Transcribe all the entries word for word, skipping the pictures.

:::::

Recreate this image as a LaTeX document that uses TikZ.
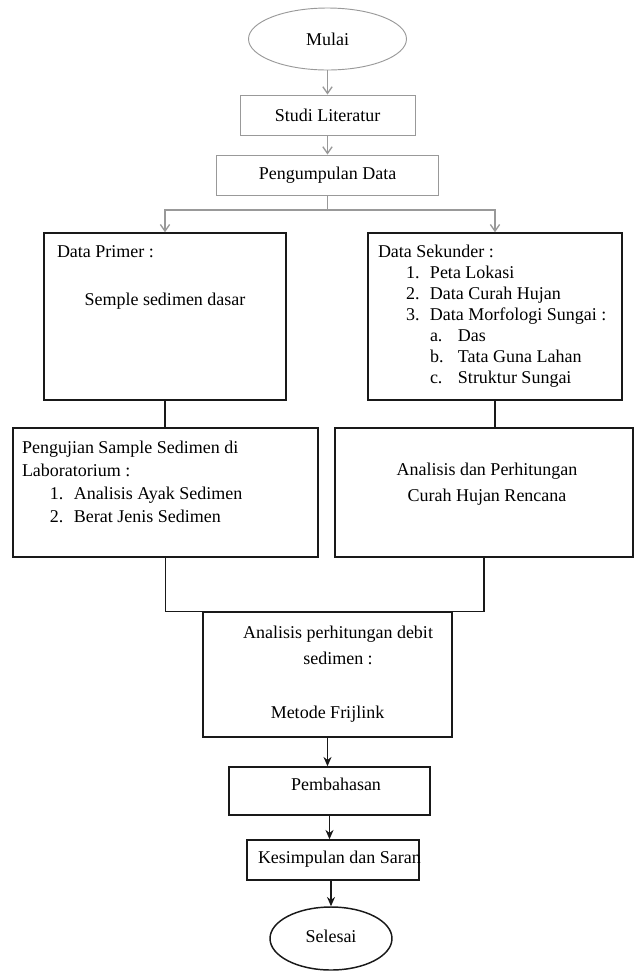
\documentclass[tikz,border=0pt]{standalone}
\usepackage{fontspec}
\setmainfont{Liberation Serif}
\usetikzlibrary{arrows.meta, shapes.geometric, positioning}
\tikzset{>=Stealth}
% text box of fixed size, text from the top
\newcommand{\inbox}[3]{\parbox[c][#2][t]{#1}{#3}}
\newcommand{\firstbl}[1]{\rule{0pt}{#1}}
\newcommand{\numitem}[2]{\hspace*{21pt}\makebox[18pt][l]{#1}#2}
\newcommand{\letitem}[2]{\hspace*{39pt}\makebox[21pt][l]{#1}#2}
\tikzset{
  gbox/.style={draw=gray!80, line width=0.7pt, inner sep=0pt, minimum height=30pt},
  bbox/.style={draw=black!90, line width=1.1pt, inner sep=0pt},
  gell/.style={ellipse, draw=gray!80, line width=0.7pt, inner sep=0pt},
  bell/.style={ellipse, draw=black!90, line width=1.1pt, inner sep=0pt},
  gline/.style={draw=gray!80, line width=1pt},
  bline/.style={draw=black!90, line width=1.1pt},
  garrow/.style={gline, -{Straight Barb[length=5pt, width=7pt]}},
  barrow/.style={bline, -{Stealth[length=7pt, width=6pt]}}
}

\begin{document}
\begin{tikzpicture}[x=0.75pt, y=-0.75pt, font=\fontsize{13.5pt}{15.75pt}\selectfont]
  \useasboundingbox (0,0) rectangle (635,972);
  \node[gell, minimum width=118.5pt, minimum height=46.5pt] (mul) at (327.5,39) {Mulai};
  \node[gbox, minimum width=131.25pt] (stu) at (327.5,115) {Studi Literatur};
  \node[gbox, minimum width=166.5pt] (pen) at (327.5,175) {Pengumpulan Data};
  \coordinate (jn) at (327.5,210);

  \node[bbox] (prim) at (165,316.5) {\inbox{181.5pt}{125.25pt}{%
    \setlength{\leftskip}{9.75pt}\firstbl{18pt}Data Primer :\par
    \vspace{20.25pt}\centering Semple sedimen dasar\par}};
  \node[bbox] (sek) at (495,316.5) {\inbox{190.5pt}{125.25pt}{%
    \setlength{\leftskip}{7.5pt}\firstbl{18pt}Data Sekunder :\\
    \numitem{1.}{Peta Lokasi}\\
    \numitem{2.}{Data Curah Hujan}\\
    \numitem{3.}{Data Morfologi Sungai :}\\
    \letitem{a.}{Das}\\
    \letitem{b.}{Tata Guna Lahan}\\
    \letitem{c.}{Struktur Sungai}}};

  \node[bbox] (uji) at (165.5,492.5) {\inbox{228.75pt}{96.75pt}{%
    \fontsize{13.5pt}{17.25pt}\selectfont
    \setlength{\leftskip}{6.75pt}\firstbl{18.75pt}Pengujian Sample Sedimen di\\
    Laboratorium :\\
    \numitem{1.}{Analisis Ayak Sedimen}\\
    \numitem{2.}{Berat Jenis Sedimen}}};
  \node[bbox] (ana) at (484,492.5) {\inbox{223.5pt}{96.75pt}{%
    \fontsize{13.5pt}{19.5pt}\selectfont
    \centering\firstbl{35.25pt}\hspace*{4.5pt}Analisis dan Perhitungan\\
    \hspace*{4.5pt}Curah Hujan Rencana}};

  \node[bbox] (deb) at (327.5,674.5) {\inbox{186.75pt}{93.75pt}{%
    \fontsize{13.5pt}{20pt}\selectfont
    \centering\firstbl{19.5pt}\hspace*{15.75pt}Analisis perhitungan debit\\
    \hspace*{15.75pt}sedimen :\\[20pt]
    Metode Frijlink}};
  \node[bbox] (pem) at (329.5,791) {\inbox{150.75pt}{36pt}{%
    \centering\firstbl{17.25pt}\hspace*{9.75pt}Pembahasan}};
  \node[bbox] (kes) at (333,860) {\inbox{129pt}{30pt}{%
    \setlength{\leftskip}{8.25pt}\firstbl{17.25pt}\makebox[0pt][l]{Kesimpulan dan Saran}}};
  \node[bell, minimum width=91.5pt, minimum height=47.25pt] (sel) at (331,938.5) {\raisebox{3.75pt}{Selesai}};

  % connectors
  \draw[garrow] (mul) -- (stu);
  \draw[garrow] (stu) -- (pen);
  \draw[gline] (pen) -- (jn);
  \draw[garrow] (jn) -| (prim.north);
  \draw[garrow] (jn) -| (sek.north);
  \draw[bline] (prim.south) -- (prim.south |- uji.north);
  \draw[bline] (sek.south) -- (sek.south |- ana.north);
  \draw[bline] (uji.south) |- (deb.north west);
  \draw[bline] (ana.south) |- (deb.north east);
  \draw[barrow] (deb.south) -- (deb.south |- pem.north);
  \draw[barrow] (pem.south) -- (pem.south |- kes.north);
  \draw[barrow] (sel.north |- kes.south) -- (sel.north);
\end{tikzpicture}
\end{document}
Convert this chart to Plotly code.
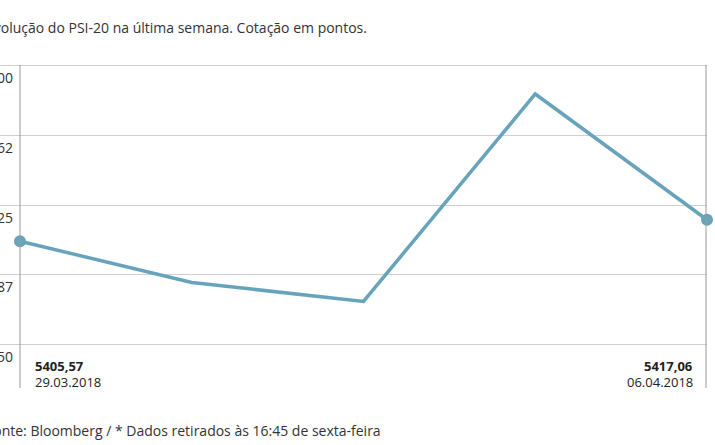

:::::

* Right answer
Recreate this image as a LaTeX document that uses TikZ.
\documentclass[tikz,border=0pt]{standalone}
\usepackage{fontspec}
\setmainfont{Liberation Serif}
\usetikzlibrary{arrows.meta, shapes.geometric, positioning}
\tikzset{>=Stealth}
% text box of fixed size, text from the top
\newcommand{\inbox}[3]{\parbox[c][#2][t]{#1}{#3}}
\newcommand{\firstbl}[1]{\rule{0pt}{#1}}
\newcommand{\numitem}[2]{\hspace*{21pt}\makebox[18pt][l]{#1}#2}
\newcommand{\letitem}[2]{\hspace*{39pt}\makebox[21pt][l]{#1}#2}
\tikzset{
  gbox/.style={draw=gray!80, line width=0.7pt, inner sep=0pt, minimum height=30pt},
  bbox/.style={draw=black!90, line width=1.1pt, inner sep=0pt},
  gell/.style={ellipse, draw=gray!80, line width=0.7pt, inner sep=0pt},
  bell/.style={ellipse, draw=black!90, line width=1.1pt, inner sep=0pt},
  gline/.style={draw=gray!80, line width=1pt},
  bline/.style={draw=black!90, line width=1.1pt},
  garrow/.style={gline, -{Straight Barb[length=5pt, width=7pt]}},
  barrow/.style={bline, -{Stealth[length=7pt, width=6pt]}}
}

\begin{document}
\begin{tikzpicture}[x=0.75pt, y=-0.75pt, font=\fontsize{13.5pt}{15.75pt}\selectfont]
  \useasboundingbox (0,0) rectangle (635,972);
  \node[gell, minimum width=118.5pt, minimum height=46.5pt] (mul) at (327.5,39) {Mulai};
  \node[gbox, minimum width=131.25pt] (stu) at (327.5,115) {Studi Literatur};
  \node[gbox, minimum width=166.5pt] (pen) at (327.5,175) {Pengumpulan Data};
  \coordinate (jn) at (327.5,210);

  \node[bbox] (prim) at (165,316.5) {\inbox{181.5pt}{125.25pt}{%
    \setlength{\leftskip}{9.75pt}\firstbl{18pt}Data Primer :\par
    \vspace{20.25pt}\centering Semple sedimen dasar\par}};
  \node[bbox] (sek) at (495,316.5) {\inbox{190.5pt}{125.25pt}{%
    \setlength{\leftskip}{7.5pt}\firstbl{18pt}Data Sekunder :\\
    \numitem{1.}{Peta Lokasi}\\
    \numitem{2.}{Data Curah Hujan}\\
    \numitem{3.}{Data Morfologi Sungai :}\\
    \letitem{a.}{Das}\\
    \letitem{b.}{Tata Guna Lahan}\\
    \letitem{c.}{Struktur Sungai}}};

  \node[bbox] (uji) at (165.5,492.5) {\inbox{228.75pt}{96.75pt}{%
    \fontsize{13.5pt}{17.25pt}\selectfont
    \setlength{\leftskip}{6.75pt}\firstbl{18.75pt}Pengujian Sample Sedimen di\\
    Laboratorium :\\
    \numitem{1.}{Analisis Ayak Sedimen}\\
    \numitem{2.}{Berat Jenis Sedimen}}};
  \node[bbox] (ana) at (484,492.5) {\inbox{223.5pt}{96.75pt}{%
    \fontsize{13.5pt}{19.5pt}\selectfont
    \centering\firstbl{35.25pt}\hspace*{4.5pt}Analisis dan Perhitungan\\
    \hspace*{4.5pt}Curah Hujan Rencana}};

  \node[bbox] (deb) at (327.5,674.5) {\inbox{186.75pt}{93.75pt}{%
    \fontsize{13.5pt}{20pt}\selectfont
    \centering\firstbl{19.5pt}\hspace*{15.75pt}Analisis perhitungan debit\\
    \hspace*{15.75pt}sedimen :\\[20pt]
    Metode Frijlink}};
  \node[bbox] (pem) at (329.5,791) {\inbox{150.75pt}{36pt}{%
    \centering\firstbl{17.25pt}\hspace*{9.75pt}Pembahasan}};
  \node[bbox] (kes) at (333,860) {\inbox{129pt}{30pt}{%
    \setlength{\leftskip}{8.25pt}\firstbl{17.25pt}\makebox[0pt][l]{Kesimpulan dan Saran}}};
  \node[bell, minimum width=91.5pt, minimum height=47.25pt] (sel) at (331,938.5) {\raisebox{3.75pt}{Selesai}};

  % connectors
  \draw[garrow] (mul) -- (stu);
  \draw[garrow] (stu) -- (pen);
  \draw[gline] (pen) -- (jn);
  \draw[garrow] (jn) -| (prim.north);
  \draw[garrow] (jn) -| (sek.north);
  \draw[bline] (prim.south) -- (prim.south |- uji.north);
  \draw[bline] (sek.south) -- (sek.south |- ana.north);
  \draw[bline] (uji.south) |- (deb.north west);
  \draw[bline] (ana.south) |- (deb.north east);
  \draw[barrow] (deb.south) -- (deb.south |- pem.north);
  \draw[barrow] (pem.south) -- (pem.south |- kes.north);
  \draw[barrow] (sel.north |- kes.south) -- (sel.north);
\end{tikzpicture}
\end{document}
Convert this chart to Plotly code.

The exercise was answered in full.